* WHAT THIS TASK INVOLVES:
Return exactly, please, the lines that run from the line with "Generate a Python" to the line with "3.6, 2.55, 1.9]", ends included, and omit all pictures.

·····

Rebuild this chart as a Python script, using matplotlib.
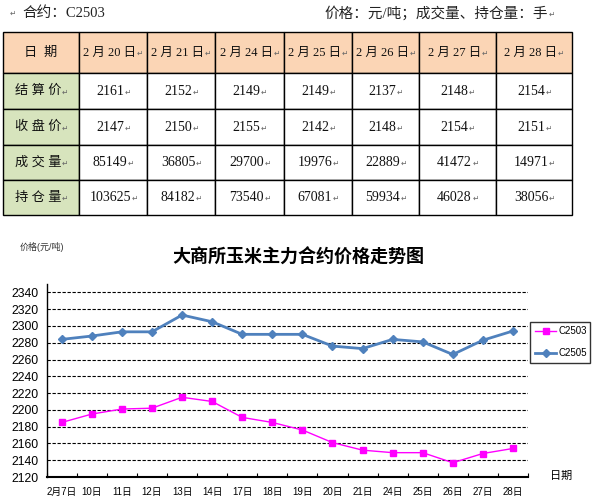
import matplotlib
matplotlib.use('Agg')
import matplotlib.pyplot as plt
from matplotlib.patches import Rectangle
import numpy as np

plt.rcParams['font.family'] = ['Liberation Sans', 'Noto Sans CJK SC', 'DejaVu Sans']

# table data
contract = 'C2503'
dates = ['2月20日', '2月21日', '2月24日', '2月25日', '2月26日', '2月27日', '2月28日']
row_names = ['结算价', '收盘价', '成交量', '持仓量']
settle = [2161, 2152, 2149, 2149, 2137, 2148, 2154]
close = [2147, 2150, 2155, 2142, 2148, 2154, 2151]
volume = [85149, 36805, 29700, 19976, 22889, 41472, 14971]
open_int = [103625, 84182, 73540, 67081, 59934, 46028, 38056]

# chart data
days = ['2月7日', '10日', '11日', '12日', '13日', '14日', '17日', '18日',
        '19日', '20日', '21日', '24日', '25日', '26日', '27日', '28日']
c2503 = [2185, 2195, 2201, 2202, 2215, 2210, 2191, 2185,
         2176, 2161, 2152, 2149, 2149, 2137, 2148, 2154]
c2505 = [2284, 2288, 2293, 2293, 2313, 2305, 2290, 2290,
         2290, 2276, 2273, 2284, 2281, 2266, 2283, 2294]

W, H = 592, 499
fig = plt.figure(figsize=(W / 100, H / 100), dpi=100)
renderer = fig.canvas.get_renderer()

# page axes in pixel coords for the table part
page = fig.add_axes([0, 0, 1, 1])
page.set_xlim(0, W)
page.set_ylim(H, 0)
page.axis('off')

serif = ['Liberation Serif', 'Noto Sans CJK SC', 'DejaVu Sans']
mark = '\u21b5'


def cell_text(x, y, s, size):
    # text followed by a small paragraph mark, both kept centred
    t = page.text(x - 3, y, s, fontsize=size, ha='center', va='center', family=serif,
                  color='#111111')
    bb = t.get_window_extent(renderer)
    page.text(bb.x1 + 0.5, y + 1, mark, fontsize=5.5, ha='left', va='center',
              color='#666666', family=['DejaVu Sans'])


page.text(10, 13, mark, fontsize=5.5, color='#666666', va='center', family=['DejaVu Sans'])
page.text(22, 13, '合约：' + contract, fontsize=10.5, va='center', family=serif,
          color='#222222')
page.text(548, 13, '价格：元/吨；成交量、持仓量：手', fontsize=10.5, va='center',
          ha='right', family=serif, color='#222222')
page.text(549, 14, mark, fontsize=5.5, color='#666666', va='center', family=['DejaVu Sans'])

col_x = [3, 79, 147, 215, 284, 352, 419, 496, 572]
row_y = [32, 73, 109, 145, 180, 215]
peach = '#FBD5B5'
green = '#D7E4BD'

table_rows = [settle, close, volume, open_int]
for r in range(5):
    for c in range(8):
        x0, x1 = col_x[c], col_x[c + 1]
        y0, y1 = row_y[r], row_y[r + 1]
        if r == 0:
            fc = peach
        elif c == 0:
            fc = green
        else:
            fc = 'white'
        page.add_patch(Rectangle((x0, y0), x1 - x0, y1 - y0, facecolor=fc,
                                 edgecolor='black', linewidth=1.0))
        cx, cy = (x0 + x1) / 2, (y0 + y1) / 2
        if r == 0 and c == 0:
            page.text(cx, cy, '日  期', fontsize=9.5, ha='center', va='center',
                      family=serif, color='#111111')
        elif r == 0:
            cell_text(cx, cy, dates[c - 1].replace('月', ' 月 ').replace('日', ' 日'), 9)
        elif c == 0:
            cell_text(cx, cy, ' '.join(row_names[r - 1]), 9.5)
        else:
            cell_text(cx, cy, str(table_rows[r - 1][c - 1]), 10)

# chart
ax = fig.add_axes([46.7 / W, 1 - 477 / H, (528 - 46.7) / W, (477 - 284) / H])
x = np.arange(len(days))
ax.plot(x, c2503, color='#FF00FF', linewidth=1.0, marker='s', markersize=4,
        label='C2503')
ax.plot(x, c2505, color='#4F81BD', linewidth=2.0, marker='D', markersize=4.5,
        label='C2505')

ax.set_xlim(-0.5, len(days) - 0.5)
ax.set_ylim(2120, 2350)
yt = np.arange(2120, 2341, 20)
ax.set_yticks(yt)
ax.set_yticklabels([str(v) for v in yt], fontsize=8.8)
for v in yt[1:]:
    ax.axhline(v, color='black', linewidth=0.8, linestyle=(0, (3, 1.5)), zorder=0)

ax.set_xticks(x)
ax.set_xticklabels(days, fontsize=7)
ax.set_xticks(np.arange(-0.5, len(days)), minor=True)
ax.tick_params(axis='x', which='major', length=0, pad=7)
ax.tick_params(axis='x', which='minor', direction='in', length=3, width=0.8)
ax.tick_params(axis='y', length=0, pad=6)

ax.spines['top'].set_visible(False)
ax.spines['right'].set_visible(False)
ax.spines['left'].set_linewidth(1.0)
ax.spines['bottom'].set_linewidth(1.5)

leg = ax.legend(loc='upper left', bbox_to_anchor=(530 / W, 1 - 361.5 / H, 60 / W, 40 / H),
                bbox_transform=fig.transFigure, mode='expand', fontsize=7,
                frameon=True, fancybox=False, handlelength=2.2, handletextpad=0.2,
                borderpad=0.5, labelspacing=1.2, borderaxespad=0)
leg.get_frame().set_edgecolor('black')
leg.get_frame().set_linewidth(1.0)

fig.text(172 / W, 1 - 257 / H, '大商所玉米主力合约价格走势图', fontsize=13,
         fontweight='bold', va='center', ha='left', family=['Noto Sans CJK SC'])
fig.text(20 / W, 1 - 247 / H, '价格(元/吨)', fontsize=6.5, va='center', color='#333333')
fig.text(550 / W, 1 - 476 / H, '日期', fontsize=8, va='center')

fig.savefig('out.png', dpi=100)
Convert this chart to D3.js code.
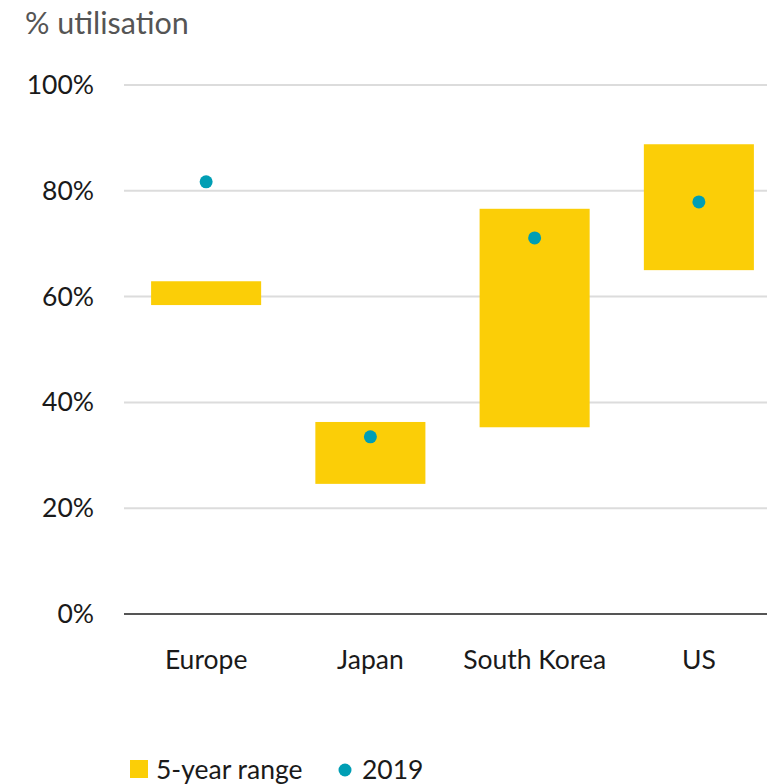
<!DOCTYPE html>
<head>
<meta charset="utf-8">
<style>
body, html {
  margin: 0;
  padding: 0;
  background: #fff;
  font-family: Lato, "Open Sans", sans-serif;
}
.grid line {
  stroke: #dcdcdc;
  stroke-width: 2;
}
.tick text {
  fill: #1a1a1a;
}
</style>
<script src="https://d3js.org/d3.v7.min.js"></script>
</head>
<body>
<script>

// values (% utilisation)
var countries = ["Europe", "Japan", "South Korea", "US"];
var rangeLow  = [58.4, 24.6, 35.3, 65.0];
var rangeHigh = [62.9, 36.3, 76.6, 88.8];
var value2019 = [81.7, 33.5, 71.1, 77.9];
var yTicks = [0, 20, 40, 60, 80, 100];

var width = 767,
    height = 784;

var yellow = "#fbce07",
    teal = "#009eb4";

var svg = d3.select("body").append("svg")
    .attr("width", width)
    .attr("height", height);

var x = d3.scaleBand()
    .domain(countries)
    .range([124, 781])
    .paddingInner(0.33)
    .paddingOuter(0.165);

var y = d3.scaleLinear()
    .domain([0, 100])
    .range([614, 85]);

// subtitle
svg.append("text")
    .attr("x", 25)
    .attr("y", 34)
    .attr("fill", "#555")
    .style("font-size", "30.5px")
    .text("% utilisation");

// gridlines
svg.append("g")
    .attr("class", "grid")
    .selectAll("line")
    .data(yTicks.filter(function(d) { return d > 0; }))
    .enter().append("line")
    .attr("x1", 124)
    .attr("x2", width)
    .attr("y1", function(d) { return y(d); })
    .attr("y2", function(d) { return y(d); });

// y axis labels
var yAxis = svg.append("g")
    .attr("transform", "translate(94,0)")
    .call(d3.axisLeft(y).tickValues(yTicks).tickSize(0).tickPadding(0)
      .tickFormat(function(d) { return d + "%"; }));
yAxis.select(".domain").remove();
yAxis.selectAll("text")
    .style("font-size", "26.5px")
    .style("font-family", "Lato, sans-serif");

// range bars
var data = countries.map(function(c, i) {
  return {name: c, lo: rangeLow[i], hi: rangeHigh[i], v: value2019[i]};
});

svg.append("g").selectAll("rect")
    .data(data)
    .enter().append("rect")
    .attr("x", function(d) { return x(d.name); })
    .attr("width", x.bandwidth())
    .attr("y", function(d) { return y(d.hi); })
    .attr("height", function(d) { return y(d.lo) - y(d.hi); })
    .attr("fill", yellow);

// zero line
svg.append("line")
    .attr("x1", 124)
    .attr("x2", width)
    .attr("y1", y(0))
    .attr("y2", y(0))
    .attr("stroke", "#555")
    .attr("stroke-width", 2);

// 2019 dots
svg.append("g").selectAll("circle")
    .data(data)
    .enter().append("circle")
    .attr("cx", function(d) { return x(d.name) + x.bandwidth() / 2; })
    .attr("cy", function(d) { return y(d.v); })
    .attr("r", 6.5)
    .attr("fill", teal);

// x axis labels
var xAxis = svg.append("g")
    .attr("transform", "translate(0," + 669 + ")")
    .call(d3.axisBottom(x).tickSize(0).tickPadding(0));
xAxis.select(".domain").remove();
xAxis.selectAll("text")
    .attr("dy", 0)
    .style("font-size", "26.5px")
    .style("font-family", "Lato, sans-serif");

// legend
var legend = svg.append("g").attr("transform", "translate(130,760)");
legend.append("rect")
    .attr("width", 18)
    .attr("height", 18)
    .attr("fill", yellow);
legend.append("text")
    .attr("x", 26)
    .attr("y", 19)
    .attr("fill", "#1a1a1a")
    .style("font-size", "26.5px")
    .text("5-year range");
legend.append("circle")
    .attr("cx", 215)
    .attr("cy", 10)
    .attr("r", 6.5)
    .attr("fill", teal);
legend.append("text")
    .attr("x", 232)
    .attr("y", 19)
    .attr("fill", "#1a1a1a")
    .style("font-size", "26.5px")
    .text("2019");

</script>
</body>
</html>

·····

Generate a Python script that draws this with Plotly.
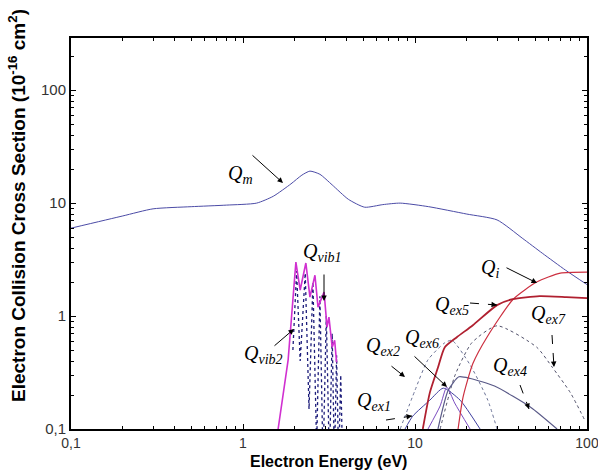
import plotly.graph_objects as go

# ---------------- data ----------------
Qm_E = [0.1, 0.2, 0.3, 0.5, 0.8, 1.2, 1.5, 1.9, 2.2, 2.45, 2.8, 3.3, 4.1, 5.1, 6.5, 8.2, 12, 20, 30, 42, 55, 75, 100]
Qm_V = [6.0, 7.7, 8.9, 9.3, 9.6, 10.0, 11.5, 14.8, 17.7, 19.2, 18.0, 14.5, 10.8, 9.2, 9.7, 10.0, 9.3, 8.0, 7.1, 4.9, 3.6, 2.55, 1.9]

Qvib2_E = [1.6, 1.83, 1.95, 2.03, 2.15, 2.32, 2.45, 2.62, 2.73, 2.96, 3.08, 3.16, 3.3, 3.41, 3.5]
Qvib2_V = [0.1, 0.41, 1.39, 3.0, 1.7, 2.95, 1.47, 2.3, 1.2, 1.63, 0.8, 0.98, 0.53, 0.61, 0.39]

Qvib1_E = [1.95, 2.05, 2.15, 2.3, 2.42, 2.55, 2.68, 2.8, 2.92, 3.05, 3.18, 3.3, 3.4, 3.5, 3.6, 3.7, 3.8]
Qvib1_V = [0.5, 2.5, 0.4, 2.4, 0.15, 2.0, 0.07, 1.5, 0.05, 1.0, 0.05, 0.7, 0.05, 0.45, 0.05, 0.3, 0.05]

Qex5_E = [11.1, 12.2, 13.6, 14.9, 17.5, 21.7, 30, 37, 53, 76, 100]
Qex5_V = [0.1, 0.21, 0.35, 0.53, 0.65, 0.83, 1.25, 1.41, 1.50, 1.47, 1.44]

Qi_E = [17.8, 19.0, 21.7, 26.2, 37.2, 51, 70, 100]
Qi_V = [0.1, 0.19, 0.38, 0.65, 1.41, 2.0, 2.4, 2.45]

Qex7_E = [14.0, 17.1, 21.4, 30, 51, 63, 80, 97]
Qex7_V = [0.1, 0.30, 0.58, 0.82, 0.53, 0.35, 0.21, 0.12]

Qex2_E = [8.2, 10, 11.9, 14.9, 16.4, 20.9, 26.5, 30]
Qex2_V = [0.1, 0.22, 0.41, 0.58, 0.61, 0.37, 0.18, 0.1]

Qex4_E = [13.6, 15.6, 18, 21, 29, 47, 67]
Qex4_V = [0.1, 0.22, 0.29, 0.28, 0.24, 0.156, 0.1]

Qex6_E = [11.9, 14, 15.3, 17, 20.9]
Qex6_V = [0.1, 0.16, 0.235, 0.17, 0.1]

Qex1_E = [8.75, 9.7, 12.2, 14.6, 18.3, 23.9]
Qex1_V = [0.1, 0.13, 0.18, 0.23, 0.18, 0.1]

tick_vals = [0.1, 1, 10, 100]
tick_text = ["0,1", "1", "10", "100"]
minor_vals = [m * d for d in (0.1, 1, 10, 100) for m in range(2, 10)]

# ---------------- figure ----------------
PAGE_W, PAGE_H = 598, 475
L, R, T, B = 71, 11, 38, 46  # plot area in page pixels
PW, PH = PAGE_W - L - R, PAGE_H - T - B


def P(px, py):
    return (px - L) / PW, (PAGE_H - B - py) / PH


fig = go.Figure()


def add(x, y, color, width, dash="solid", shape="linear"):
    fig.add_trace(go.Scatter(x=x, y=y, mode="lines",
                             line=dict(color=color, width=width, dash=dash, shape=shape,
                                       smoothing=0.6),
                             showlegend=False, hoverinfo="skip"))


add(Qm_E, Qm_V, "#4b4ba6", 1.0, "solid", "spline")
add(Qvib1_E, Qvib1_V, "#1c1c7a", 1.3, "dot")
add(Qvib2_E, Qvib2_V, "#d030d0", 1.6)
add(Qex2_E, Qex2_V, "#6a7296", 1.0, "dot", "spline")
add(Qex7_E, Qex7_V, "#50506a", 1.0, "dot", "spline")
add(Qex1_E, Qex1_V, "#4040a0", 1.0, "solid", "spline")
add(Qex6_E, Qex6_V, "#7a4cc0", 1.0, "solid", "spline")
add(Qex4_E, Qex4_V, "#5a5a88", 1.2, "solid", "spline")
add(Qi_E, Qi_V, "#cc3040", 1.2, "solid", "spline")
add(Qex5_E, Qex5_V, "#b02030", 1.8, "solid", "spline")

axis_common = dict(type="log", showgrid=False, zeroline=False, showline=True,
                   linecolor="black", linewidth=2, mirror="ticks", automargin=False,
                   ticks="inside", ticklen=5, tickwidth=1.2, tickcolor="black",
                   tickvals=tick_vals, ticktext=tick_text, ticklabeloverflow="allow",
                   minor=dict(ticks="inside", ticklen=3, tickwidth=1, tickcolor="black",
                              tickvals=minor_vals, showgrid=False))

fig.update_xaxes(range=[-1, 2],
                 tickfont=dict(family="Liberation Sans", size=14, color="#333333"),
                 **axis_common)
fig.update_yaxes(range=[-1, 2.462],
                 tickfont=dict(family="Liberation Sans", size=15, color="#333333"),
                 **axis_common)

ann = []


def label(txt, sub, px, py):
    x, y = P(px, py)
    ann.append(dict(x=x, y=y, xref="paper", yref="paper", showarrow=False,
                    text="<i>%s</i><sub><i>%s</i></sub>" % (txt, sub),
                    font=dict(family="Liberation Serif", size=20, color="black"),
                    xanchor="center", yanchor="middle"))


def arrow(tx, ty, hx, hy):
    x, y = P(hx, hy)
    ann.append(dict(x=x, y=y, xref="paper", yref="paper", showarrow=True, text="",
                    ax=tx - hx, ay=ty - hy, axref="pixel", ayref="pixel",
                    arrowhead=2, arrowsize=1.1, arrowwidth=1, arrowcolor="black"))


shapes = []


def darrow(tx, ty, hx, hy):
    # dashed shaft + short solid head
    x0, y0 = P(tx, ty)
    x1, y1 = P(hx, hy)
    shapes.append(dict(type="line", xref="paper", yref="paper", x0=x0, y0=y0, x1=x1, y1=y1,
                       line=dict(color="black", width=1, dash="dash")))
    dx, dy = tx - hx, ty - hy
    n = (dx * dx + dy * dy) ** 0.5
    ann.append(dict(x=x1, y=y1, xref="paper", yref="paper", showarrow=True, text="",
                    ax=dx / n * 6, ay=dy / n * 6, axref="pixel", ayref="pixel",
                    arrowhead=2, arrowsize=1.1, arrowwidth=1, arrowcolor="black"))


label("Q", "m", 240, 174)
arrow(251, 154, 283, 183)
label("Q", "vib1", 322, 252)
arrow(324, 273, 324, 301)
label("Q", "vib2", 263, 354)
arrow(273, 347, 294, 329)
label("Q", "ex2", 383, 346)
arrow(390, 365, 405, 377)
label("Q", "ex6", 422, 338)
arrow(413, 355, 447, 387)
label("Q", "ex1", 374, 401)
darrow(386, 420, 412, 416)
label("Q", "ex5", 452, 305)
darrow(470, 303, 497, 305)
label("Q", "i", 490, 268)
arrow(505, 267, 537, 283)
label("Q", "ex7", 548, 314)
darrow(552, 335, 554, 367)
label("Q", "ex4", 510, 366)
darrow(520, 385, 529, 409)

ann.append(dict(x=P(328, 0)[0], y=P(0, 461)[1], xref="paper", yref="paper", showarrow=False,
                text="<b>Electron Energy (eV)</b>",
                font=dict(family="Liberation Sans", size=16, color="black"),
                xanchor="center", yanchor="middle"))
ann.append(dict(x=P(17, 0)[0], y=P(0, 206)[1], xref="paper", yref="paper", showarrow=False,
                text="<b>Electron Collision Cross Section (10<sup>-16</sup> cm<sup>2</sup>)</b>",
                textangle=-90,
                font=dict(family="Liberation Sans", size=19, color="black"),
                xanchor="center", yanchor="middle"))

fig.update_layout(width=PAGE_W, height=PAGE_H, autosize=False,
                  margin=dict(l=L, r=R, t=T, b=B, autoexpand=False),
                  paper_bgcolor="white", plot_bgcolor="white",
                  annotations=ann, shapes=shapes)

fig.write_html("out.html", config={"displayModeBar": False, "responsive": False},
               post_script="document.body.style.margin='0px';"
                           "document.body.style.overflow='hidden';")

·····

* OUTPUT FOR THIS EXERCISE:
Generate a Python script that draws this with Plotly.
import plotly.graph_objects as go

# ---------------- data ----------------
Qm_E = [0.1, 0.2, 0.3, 0.5, 0.8, 1.2, 1.5, 1.9, 2.2, 2.45, 2.8, 3.3, 4.1, 5.1, 6.5, 8.2, 12, 20, 30, 42, 55, 75, 100]
Qm_V = [6.0, 7.7, 8.9, 9.3, 9.6, 10.0, 11.5, 14.8, 17.7, 19.2, 18.0, 14.5, 10.8, 9.2, 9.7, 10.0, 9.3, 8.0, 7.1, 4.9, 3.6, 2.55, 1.9]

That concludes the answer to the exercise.